COVID-19 has caused eating disorder surge in teens and adults

May 25, 2021
COVID-19 has caused eating disorder surge in teens and adults

Anxiety and isolation are very significant components of eating disorders, said dietitian Jillian Lampert from the Emily Program, a University of Minnesota-affiliated eating disorders treatment programme. Many other healthcare experts echoed the sentiment after recent research showed “massive increases” involving teens and adults seeking help for eating disorders, thanks to the COVID-19 pandemic.

The US-based Alliance for Eating Disorders Awareness, which started offering virtual therapist-led support groups for adults during the pandemic, has also seen a surge. Since January more than 7,000 people from every state and 32 countries have attended their support groups, said alliance CEO Johanna Kandel.
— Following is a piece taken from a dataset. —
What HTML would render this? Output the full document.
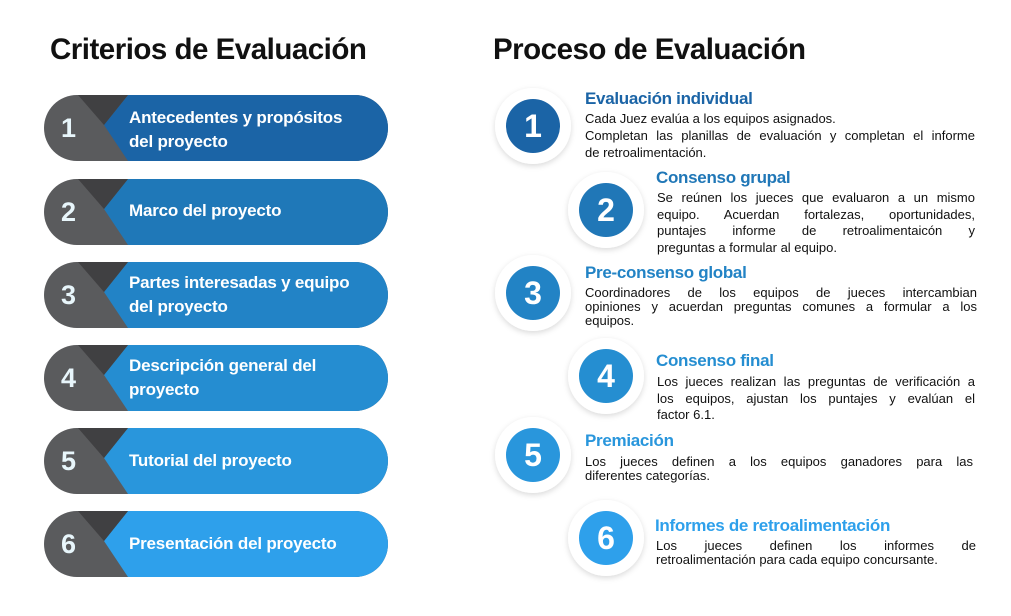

Hospitalisations are up, especially among teen girls, with severe complications from eating disorders. An analysis of electronic medical records data from about 80 US hospitals found a 30% increase starting after March 2020, compared with data from the previous two years – there were 1,718 admissions for girls aged 12 to 18 through February, but no increase among boys.

Meanwhile, the surge of new cases and relapses is expected to last until late this year, according to Jennifer Wildes, an associate psychiatry professor and director of an outpatient eating disorders programme at the University of Chicago Medicine.

Her treatment programme is treating about 100 patients, a near doubling since before the pandemic. However, some patients now have to wait four to five months to get treatment such as psychotherapy and sometimes medication. Waits usually lasted only a few weeks pre-pandemic, Wildes said.

The Emily Program, which offers teletherapy since the pandemic begun, is experiencing the same thing. Some patients “feel [their lives are] out of control” because of the pandemic and resort to binge eating as a coping mechanism, while others restrict their diets to the point of anorexia – these include patients of all races, adult, teens, young children, and even those in the LGBTQ community, who tend to have higher rates of eating disorders than other groups.

Eating disorders such as anorexia, bulimia, and binge-eating will affect at least 9% of people worldwide: they will affect nearly 30 million Americans in their lifetimes and cause about 10,000 US deaths each year, as cited by the National Association of Anorexia Nervosa and Associated Disorders.People of all races and ethnicities can be affected, according to the association, although there is evidence that doctors less frequently question people of colour about eating disorders.

“The COVID pandemic has presented society and in particular adolescents with very, very significant psychological challenges, said Dr. David Little, a medical informaticist atEpic Health Research Network, US. He said the data should put parents and health care providers on high alert.

“This has been a big event that has disrupted a lot of people’s lives in many ways and it may be months or years before we see all of the true impacts. Talk to your kids, talk to your patients. Ensure that eating behaviours remain healthy and the sooner you get an indication that there may be an issue; the sooner you respond the better.”